In 1853, he finished school and started working as a writer and chancellor in various towns. During this period he began a relationship with the Samogitian poet Karolina Proniewska (Karolina Praniauskaitė) and her family. The two shared a passion for the poetry of Adam Mickiewicz. Praniauskaitė suggested that Baranauskas should try to write more in Lithuanian. In 1856, Karolina's family tried to separate the couple by sponsoring Baranauskas' entry into the Catholic Seminary of Varniai. While studying there, he began to concentrate on the development of the written Lithuanian language, and wrote a commentary on Lithuanian and Samogitian dialects Apie lietuvių ir žemaičių kalbą. It was the first scholarly attempt to distinguish these different Lithuanian dialects.

While in the seminary, Baranauskas started writing poems in Lithuanian, and from that time essentially wrote in that language. One of his earlier works written under the influence of Mickiewicz was Anykščių šilelis (The Forest/Pinewood of Anykščiai). It is considered a classic work of Lithuanian literature. Literature critics consider it as a symbolic reference to Lithuanian history and language. While some critics contend that Baranauskas wrote the poem in anger, in response to an assertion by his lector Alexander Gabszewicz that the Lithuanian language was not beautiful enough to write poems in, others dispute this as a misinterpretation. The poem was first published in 1861, and again in 1862 in Laurynas Ivinskis' Farmers' Calendar.

From 1858 to 1862, Barnauskas studied at the Saint Petersburg Roman Catholic Theological Academy, receiving a master's degree in theology. Between 1863 and 1864, he studied at Munich's, Rome's, Innsbruck's and Louvain's Catholic universities.

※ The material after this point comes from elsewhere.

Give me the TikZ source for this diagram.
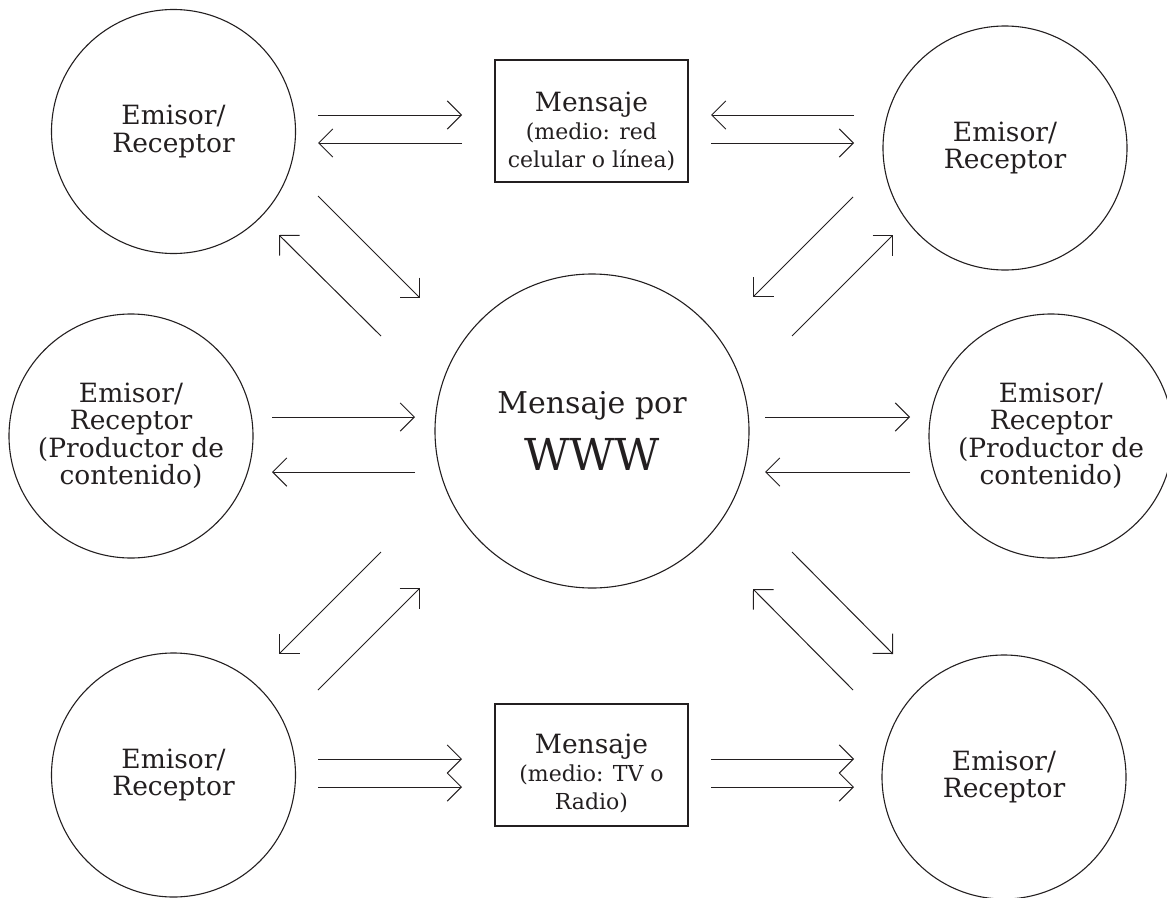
\documentclass[tikz,border=0pt]{standalone}
\usepackage{fontspec}
\setmainfont{DejaVu Serif}
\usetikzlibrary{arrows.meta}
\definecolor{ink}{HTML}{231F20}
\newcommand\fsMain{\fontsize{26.5}{27.5}\selectfont}
\newcommand\fsSmall{\fontsize{22}{28}\selectfont}
\newcommand\conn[3]{\coordinate (#1s) at (#2); \coordinate (#1e) at (#3); \draw[arr] (#1s) -- (#1e);}
\begin{document}
\begin{tikzpicture}[x=1pt,y=-1pt,
  circ/.style={circle,draw=ink,line width=1.1pt,inner sep=0pt,minimum size=244pt,
    align=center,text=ink,font=\fsMain},
  bigcirc/.style={circle,draw=ink,line width=1.1pt,inner sep=0pt,minimum size=314pt,
    align=center,text=ink,font=\fontsize{30}{57}\selectfont},
  msgbox/.style={rectangle,draw=ink,line width=1.1pt,inner sep=0pt,minimum width=193pt,minimum height=122pt},
  boxtxt/.style={align=center,text=ink,inner sep=0pt,font=\fsSmall},
  arr/.style={draw=ink,line width=1pt,-{Straight Barb[angle=90:20pt,line width=1pt]}}
]
\useasboundingbox (0,0) rectangle (1167,897);
\clip (0,0) rectangle (1167,897);

% circles
\node[circ] (tl) at (173.5,131.5) {Emisor/\\Receptor};
\node[circ] (tr) at (1005,148) {Emisor/\\Receptor};
\node[circ] (ml) at (131,436) {Emisor/\\Receptor\\(Productor de\\contenido)};
\node[circ] (mr) at (1051,436) {Emisor/\\Receptor\\(Productor de\\contenido)};
\node[circ] (bl) at (173.5,775) {Emisor/\\Receptor};
\node[circ] (br) at (1004,777) {Emisor/\\Receptor};
\node[bigcirc] (www) at (592,431) {Mensaje por\\\fontsize{44}{57}\selectfont WWW};

% message boxes
\node[msgbox] (m1) at (591.5,121) {};
\node[boxtxt] (m1t) at (591.5,131) {\fsMain Mensaje\\(medio: red\\celular o línea)};
\node[msgbox] (m2) at (591.5,765) {};
\node[boxtxt] (m2t) at (591.5,773) {\fsMain Mensaje\\(medio: TV o\\Radio)};

% top pairs
\conn{a1}{318,115}{462,115}
\conn{a2}{462,143}{318,143}
\conn{a3}{854,115}{711,115}
\conn{a4}{711,143}{854,143}
% top diagonals
\conn{a5}{318,196}{420,298}
\conn{a6}{381,336}{279,235}
\conn{a7}{853,197}{753,297}
\conn{a8}{792,336}{893,235}
% middle pairs
\conn{a9}{272,417}{415,417}
\conn{a10}{415,472}{272,472}
\conn{a11}{765,417}{910,417}
\conn{a12}{910,472}{765,472}
% bottom diagonals
\conn{a13}{381,552}{279,654}
\conn{a14}{318,690}{420,588}
\conn{a15}{792,552}{893,654}
\conn{a16}{853,690}{753,589}
% bottom pairs
\conn{a17}{318,759}{462,759}
\conn{a18}{318,787}{462,787}
\conn{a19}{711,759}{854,759}
\conn{a20}{711,787}{854,787}
\end{tikzpicture}
\end{document}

Starting in 1871, he worked at the Kaunas Priest Seminary, and began teaching the Lithuanian language. He authored a grammar textbook in Lithuanian, Mokslas lietuviškosios kalbos. After Baranauskas went to Sejny, he gained a considerable reputation by being able to preach in both Polish and Lithuanian. By 1880, after he realized that the ban of printing in the Lithuanian language would not be lifted, in spite of several unofficial promises by Tsarist authorities to do so, his desire to promote the Lithuanian language slowly declined. He never ceased to believe, that Lithuanian should be developed and expanded and until his death worked on a translation of the Bible into Lithuanian, and working 10–12 hours a day, succeeded to translate three fifths of the Old Testament.

In his later years, Antanas Baranauskas, enjoyed some of the comforts of life. His beliefs were similar to the later Krajowcy group. Therefore, for the rest of his life he tried to reconcile nationalists from both - Lithuanian and Polish - sides. For that he was rather unpopular amongst the nationalists in both sides.

Most of the Lithuanians did not attend his burial, considering him a traitor of the national revival movement, mostly Russian officials and Poles attended it. It was a completely different story when a monument for him was built in Sejny. Only Lithuanians attended the event, and even then paint was spilt on the monument the following night.

== Legacy ==
Before Baranauskas, the main "respectable" language in the area was considered to be Polish, so Baranauskas was one of the few primary individuals responsible for re-legitimizing the Lithuanian language, and by extension, Lithuanian culture. Referring to Baranauskas in a lecture, the early 20th century Lithuanian poet Maironis once said, "Without him, there might not be us".

Baranauskas's home is preserved in the Anykščiai Regional Park.